Religious order brings lawsuit over pension fund

BOSTON -- The Massachusetts Supreme Judicial Court is being asked to settle a lawsuit brought by the Daughters of St. Paul against the trustees of the Archdiocese of Boston's pension fund, which includes Cardinal Seán P. O'Malley.

In a lawsuit filed in December, the Daughters allege that the pension fund's 11 trustees have failed to give them a full accounting of their portion of the fund. They asked the Supreme Judicial Court to either order the trustees to give them those details or to rule that the nuns were never part of the plan and order the archdiocese to reimburse them for the contributions they made.

At issue are contributions the order made for their lay employees' pensions.

The Daughters and the archdiocese are scheduled to sit with a mediator on March 29.

"This is not an action by the nuns against the cardinal in his capacity as cardinal. They are suing the trustees, of which he is one," said Michael McLaughlin, the Boston-based attorney representing the sisters. "At first, we just thought there were some problems -- it's a big organization. As years went by, and very recently, it became clear that they didn't have the data."

The sisters claim in their lawsuit that the trustees did not keep separate records for the separate groups, which has complicated efforts to get a full accounting.

"The particular funds in question have been pooled with many, many, many other pools," McLaughlin said. "Our problem is seeing who gave what to that pool. ... We want the accounting or a determination that they were never part of it."

McLaughlin said that the Daughters have maintained their own records of their pension fund contributions.

The Archdiocese of Boston, however, said the sisters have been given the information they requested.

"We have provided employee-level detail, years of service, dollar amounts in the pool," said Carol Gustavson, the archdiocese's human resources, benefits and administration director. "We've given them all the information that we understood they were seeking."

She also said the archdiocese "would like to get this promptly resolved for their benefit as much as for the pension plan's benefit."

The archdiocese's communications secretary, Terrence Donilon, said the archdiocese has a good relationship with the Daughters of St. Paul and is confident the lawsuit can be resolved through mediation.

"We're happy to resolve this," he said. "We are trying to ensure that when they withdraw, that there's a plan that they are going to continue to provide for the well-being of the beneficiaries of the fund. We don't think that is a lot to ask."

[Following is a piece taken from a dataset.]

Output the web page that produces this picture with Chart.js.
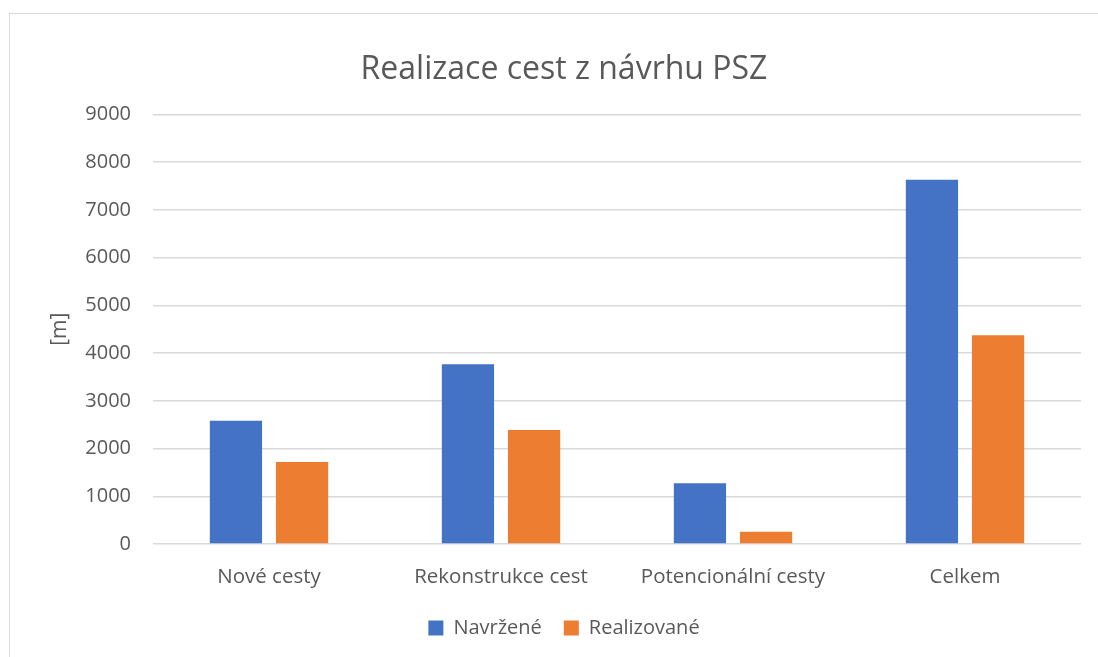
<!DOCTYPE html>
<html>
<head>
<meta charset="utf-8">
<script src="https://cdn.jsdelivr.net/npm/chart.js@4/dist/chart.umd.min.js"></script>
<style>
    html, body { margin: 0; padding: 0; background: #fff; }
    #wrap { position: relative; width: 1098px; height: 657px; overflow: hidden; }
    #frame {
        position: absolute; left: 9px; top: 13px; width: 1200px; height: 800px;
        border-left: 1.5px solid #d9d9d9; border-top: 1.5px solid #d9d9d9;
    }
    canvas { position: absolute; left: 0; top: 0; }
</style>
</head>
<body>
<div id="wrap">
    <div id="frame"></div>
    <canvas id="chart" width="1098" height="657"></canvas>
</div>
<script>
// Realizace cest z návrhu PSZ – grouped bar chart

const categories = ['Nové cesty', 'Rekonstrukce cest', 'Potencionální cesty', 'Celkem'];
const navrzene = [2580, 3765, 1275, 7630];
const realizovane = [1720, 2390, 255, 4375];
const yTicks = [0, 1000, 2000, 3000, 4000, 5000, 6000, 7000, 8000, 9000];

const FONT = "'Open Sans', 'Noto Sans', sans-serif";
const GREY = '#595959';

new Chart(document.getElementById('chart'), {
    type: 'bar',
    data: {
        labels: categories,
        datasets: [
            {
                label: 'Navržené',
                data: navrzene,
                backgroundColor: '#4472c4',
                borderWidth: 0,
                barPercentage: 0.79,
                categoryPercentage: 0.57,
            },
            {
                label: 'Realizované',
                data: realizovane,
                backgroundColor: '#ed7d31',
                borderWidth: 0,
                barPercentage: 0.79,
                categoryPercentage: 0.57,
            },
        ],
    },
    options: {
        responsive: false,
        animation: false,
        layout: { padding: { left: 47, right: 17, top: 0, bottom: 9 } },
        plugins: {
            title: {
                display: true,
                text: 'Realizace cest z návrhu PSZ',
                color: GREY,
                font: { family: FONT, size: 32, weight: 'normal' },
                padding: { top: 51, bottom: 25 },
            },
            legend: {
                position: 'bottom',
                labels: {
                    color: GREY,
                    font: { family: FONT, size: 20 },
                    boxWidth: 15,
                    boxHeight: 15,
                    padding: 22,
                },
            },
            tooltip: { enabled: false },
        },
        scales: {
            x: {
                afterFit: (scale) => {
                    scale.height = 52;
                },
                grid: { display: false },
                border: { display: false },
                ticks: { color: GREY, font: { family: FONT, size: 20.5 }, padding: 13 },
            },
            y: {
                min: 0,
                max: 9000,
                afterBuildTicks: (scale) => {
                    scale.ticks = yTicks.map((v) => ({ value: v }));
                },
                afterFit: (scale) => {
                    scale.width = 106;
                },
                grid: { color: '#d9d9d9', lineWidth: 1.5, drawTicks: false },
                border: { display: false },
                ticks: {
                    color: GREY,
                    font: { family: FONT, size: 20 },
                    padding: 22,
                    callback: (v) => String(v),
                },
                title: {
                    display: true,
                    text: '[m]',
                    color: GREY,
                    font: { family: FONT, size: 21 },
                    padding: { top: 0, bottom: 0 },
                },
            },
        },
    },
});
</script>
</body>
</html>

Donilon said there are three issues that must be resolved: the value of the sisters' portion of the fund, the timeline for the spinoff, and the Daughters' request for the archdiocese to pay its legal fees.

Neither Donilon nor Gustavson would say what they believe the sisters' assets are worth. Gustavson said that is a calculation that will be resolved through mediation.

However, McLaughlin said the Daughters believe they are owed $1.37 million, based on the value of the assets in 2007.

The archdiocese invited the order to join the Pension Plan and Trust of the Roman Catholic Archdiocese of Boston in 1989, McLaughlin said. The plan includes retirement money for archdiocese employees and other Catholic organizations.

The sisters also say they have tried for more than five years to withdraw from the Boston archdiocese pension fund so they could set up a separate, self-run pension plan for their U.S. lay employees.

The lawsuit was first reported by the blog Boston Catholic Insider and was the subject of a story in the Boston Globe March 21.

The Daughters of St. Paul is an international order with about 60 members in Boston and 75 more around the country. Their provincial house is in Jamaica Plain, and they operate 15 bookstores from Dedham, south to Miami and as far west as Hawaii. The order produces their material locally but outsources its publishing.

The order has about 50 lay employees in the Boston area and 30 others around the country. The sisters also operate St. Thecla Retreat House in Billerica.